NIF bonds are completely legal and above board
The Honourable Colm Imbert, Minister of Finance, has taken note of allegations made by the Leader of the Opposition regarding the legality of the NIF bond offer. The Leader of the Opposition has claimed that the Government has encouraged Insurance Companies to break the law by exceeding an alleged statutory limit of 25% of capital in any single investment.
However, these allegations are false and mischievous and without any truth whatsoever.
At present, there is no such limit on investments by insurance companies in bonds or other similar financial instruments. Further, when the new Insurance Act is proclaimed at the end of this year, insurance companies will have a transition period of 3 years to adjust their investment portfolios, i.e. up to the end of 2021.
Additionally, because the NIF bond offer has been oversubscribed by 82%, insurance companies, among other investors in the 20 year bonds, will get between 30% and 40% of their applications, depending on the final distribution.
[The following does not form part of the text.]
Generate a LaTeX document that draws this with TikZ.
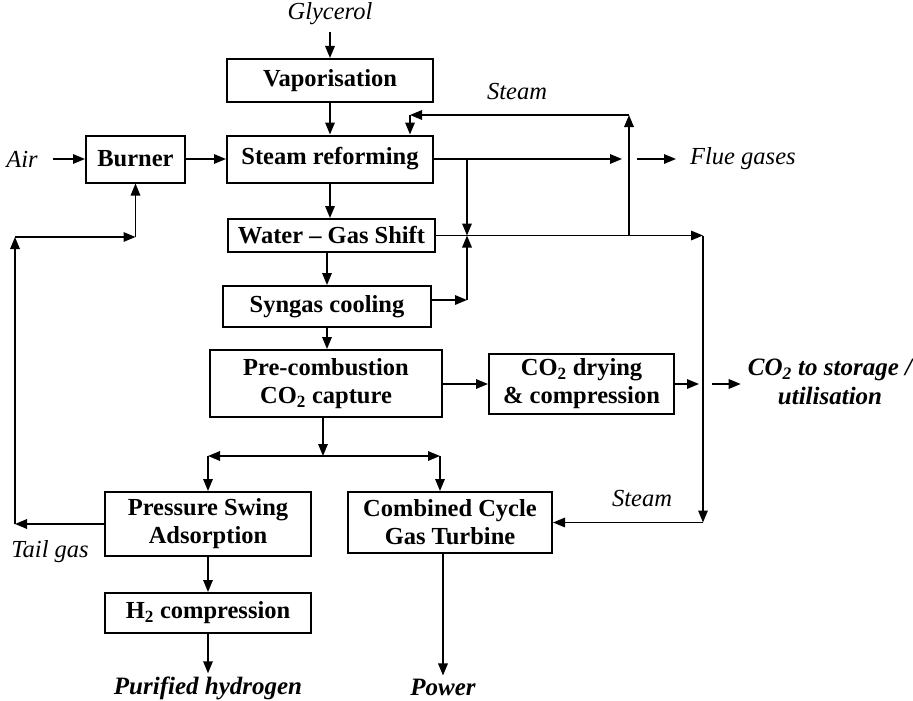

Accordingly, no insurance company will exceed its investment limit in NIF Bonds, and further, no breach of the Insurance Act or other law will occur. It is noteworthy that even if an insurance company had qualified for more than 25% of its capital in NIF Bonds, it could easily address that issue within the 3-year transition period.
The allegations made by the Opposition Leader are therefore baseless and unfounded and clearly designed to mislead and to undermine the tremendous success of the NIF Bond Offer. It is a pattern of misinformation and attempted sabotage from the Opposition that is becoming more and more prevalent.